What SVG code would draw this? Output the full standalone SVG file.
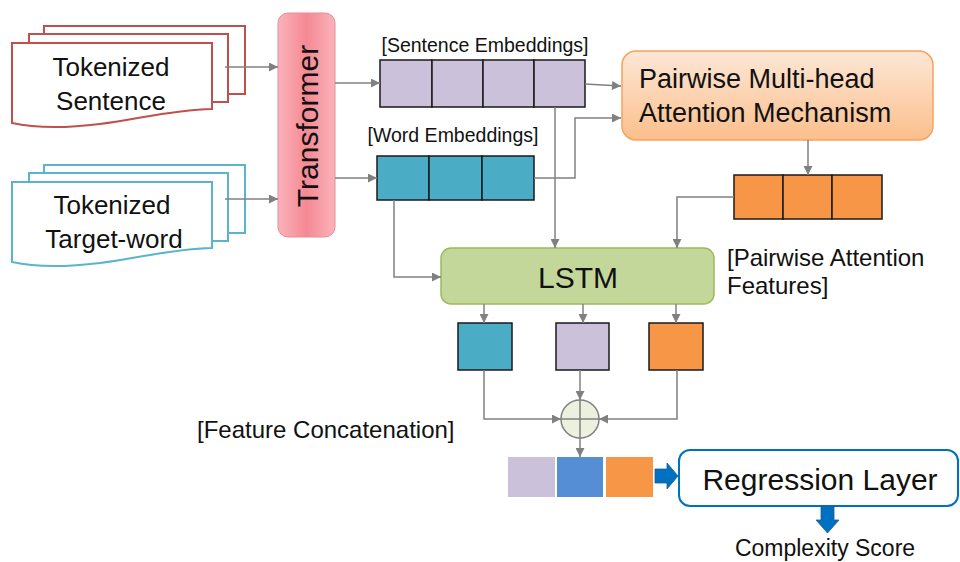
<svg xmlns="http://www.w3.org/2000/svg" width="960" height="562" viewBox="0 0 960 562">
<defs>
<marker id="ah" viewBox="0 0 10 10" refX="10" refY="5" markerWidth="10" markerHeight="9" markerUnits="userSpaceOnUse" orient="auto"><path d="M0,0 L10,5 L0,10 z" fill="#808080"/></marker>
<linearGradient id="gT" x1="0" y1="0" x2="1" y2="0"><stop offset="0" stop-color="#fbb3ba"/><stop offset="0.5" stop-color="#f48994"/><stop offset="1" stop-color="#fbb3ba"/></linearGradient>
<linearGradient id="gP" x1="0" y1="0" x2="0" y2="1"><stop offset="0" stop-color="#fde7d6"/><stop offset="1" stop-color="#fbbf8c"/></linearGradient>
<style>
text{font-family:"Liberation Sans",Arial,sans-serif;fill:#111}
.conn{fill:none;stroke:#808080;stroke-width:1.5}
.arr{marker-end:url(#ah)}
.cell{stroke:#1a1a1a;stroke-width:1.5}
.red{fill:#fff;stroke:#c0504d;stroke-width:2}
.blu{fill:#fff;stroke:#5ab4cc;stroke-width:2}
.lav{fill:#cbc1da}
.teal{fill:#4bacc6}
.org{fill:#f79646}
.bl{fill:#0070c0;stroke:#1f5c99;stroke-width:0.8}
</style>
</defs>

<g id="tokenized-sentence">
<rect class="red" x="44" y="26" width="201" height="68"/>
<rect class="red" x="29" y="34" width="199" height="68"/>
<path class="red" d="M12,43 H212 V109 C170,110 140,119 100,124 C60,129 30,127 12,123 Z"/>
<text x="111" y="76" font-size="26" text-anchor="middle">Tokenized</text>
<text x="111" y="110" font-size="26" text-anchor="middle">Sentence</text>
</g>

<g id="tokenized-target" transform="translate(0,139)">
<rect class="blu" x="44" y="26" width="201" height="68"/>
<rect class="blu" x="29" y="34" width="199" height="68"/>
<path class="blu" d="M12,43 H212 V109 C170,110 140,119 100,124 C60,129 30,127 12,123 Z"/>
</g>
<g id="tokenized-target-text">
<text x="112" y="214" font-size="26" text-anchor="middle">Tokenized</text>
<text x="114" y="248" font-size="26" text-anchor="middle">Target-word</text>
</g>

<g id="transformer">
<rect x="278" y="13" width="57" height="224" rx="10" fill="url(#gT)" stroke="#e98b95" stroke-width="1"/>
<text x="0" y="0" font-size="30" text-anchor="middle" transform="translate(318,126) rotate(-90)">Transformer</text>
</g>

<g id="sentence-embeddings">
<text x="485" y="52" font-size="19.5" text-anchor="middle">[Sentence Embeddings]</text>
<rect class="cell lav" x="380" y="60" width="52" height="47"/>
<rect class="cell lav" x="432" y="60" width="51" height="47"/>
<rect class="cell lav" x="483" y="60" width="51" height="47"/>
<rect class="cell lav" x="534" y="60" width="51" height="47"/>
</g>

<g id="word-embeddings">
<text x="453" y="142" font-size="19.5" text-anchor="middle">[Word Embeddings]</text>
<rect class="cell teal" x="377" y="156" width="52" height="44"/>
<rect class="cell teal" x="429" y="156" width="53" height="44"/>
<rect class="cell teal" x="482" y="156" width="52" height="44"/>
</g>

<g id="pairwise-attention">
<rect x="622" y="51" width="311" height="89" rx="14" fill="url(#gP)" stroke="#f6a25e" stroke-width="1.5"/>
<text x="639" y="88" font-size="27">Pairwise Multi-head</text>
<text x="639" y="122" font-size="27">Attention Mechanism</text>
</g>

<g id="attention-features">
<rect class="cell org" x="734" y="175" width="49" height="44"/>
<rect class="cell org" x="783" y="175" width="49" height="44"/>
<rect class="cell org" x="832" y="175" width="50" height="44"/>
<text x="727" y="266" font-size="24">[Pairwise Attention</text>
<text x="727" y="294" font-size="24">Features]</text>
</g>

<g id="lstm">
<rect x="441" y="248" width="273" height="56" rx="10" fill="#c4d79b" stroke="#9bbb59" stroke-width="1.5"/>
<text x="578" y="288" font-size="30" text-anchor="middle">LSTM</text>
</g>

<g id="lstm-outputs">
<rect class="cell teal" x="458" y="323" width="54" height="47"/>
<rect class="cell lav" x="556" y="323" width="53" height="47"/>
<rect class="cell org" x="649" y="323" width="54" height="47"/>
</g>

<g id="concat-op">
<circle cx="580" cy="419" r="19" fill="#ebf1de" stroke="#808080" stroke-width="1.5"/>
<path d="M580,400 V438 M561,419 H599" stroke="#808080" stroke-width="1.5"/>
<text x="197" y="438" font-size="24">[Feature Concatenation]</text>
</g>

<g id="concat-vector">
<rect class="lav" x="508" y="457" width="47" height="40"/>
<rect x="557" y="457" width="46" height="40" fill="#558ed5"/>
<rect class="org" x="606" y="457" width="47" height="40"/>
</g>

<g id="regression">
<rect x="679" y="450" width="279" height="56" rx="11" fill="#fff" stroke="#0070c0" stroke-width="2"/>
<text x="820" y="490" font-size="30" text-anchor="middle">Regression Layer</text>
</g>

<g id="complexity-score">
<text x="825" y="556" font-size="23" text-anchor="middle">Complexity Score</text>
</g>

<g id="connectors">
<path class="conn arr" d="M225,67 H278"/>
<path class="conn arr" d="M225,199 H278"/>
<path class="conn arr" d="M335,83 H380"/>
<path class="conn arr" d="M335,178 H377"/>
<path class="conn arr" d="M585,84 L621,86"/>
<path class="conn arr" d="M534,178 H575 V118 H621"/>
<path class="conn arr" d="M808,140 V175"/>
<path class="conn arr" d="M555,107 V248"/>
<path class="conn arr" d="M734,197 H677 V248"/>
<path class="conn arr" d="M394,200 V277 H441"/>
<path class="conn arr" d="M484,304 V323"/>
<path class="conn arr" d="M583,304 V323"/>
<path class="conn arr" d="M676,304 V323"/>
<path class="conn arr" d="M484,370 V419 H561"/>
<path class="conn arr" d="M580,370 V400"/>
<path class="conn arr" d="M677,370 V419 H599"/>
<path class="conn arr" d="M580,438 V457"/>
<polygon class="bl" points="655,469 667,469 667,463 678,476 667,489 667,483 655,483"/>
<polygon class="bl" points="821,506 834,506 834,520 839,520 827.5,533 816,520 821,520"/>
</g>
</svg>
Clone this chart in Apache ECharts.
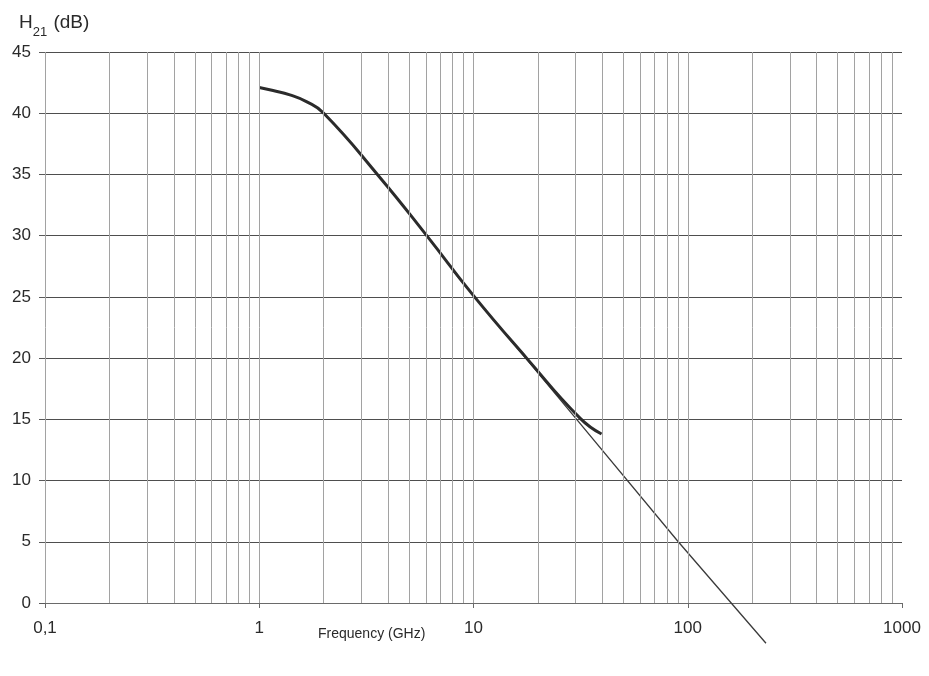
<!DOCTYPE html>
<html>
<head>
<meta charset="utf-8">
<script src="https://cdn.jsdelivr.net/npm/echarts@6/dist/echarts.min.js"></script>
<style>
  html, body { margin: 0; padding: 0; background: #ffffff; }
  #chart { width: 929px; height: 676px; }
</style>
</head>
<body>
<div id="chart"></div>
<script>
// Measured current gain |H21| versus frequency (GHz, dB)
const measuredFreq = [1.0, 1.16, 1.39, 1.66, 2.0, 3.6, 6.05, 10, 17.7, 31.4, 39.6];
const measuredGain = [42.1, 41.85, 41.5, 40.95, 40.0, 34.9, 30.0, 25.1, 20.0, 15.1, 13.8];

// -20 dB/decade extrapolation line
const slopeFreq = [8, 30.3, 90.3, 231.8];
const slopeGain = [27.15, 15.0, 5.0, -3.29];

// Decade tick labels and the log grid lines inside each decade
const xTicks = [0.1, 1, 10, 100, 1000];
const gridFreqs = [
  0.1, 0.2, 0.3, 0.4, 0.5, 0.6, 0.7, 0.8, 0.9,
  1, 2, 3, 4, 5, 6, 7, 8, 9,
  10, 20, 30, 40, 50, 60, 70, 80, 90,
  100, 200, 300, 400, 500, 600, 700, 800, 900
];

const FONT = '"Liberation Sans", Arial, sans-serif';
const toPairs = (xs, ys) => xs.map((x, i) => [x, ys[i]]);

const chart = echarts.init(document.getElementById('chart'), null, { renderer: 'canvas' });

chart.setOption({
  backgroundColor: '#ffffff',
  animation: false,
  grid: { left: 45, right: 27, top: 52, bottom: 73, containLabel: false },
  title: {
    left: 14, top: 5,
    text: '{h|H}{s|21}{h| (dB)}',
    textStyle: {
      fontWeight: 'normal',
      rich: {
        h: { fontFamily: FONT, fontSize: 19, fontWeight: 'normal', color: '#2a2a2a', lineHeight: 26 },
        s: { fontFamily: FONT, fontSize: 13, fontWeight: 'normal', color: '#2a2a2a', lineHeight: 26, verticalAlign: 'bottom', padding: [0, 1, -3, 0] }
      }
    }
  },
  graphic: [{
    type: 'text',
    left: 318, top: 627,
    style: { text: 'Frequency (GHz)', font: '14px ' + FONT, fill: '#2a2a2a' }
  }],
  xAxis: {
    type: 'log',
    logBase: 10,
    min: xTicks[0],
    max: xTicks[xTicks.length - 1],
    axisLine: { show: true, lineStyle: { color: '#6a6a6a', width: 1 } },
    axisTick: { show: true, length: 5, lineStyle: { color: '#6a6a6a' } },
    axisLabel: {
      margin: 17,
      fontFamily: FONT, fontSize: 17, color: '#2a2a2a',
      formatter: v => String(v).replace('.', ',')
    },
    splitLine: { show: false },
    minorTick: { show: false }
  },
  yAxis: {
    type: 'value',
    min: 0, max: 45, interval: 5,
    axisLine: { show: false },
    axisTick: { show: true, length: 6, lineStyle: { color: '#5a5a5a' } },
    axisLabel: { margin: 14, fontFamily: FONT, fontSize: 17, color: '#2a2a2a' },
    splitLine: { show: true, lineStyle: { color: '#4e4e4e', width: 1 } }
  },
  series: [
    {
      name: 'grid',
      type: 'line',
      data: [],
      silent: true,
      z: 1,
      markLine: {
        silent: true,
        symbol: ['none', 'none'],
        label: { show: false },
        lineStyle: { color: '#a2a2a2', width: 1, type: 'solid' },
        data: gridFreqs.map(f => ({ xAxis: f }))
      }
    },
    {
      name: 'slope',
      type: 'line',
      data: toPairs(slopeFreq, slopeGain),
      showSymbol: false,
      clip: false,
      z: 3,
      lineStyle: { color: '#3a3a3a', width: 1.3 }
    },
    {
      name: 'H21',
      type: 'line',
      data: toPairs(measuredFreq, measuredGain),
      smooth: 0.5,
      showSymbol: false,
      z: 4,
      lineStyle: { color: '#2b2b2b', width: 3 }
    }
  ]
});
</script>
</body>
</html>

## Task instructions
Among the entries above, take the lines from the one with "Clone this chart in Apache ECharts." through the one with "const slopeGain = [27.15, 15.0, 5.0, -3.29];" and retype them exactly, leaving out the pictures.

## Full answer
Clone this chart in Apache ECharts.
<!DOCTYPE html>
<html>
<head>
<meta charset="utf-8">
<script src="https://cdn.jsdelivr.net/npm/echarts@6/dist/echarts.min.js"></script>
<style>
  html, body { margin: 0; padding: 0; background: #ffffff; }
  #chart { width: 929px; height: 676px; }
</style>
</head>
<body>
<div id="chart"></div>
<script>
// Measured current gain |H21| versus frequency (GHz, dB)
const measuredFreq = [1.0, 1.16, 1.39, 1.66, 2.0, 3.6, 6.05, 10, 17.7, 31.4, 39.6];
const measuredGain = [42.1, 41.85, 41.5, 40.95, 40.0, 34.9, 30.0, 25.1, 20.0, 15.1, 13.8];

// -20 dB/decade extrapolation line
const slopeFreq = [8, 30.3, 90.3, 231.8];
const slopeGain = [27.15, 15.0, 5.0, -3.29];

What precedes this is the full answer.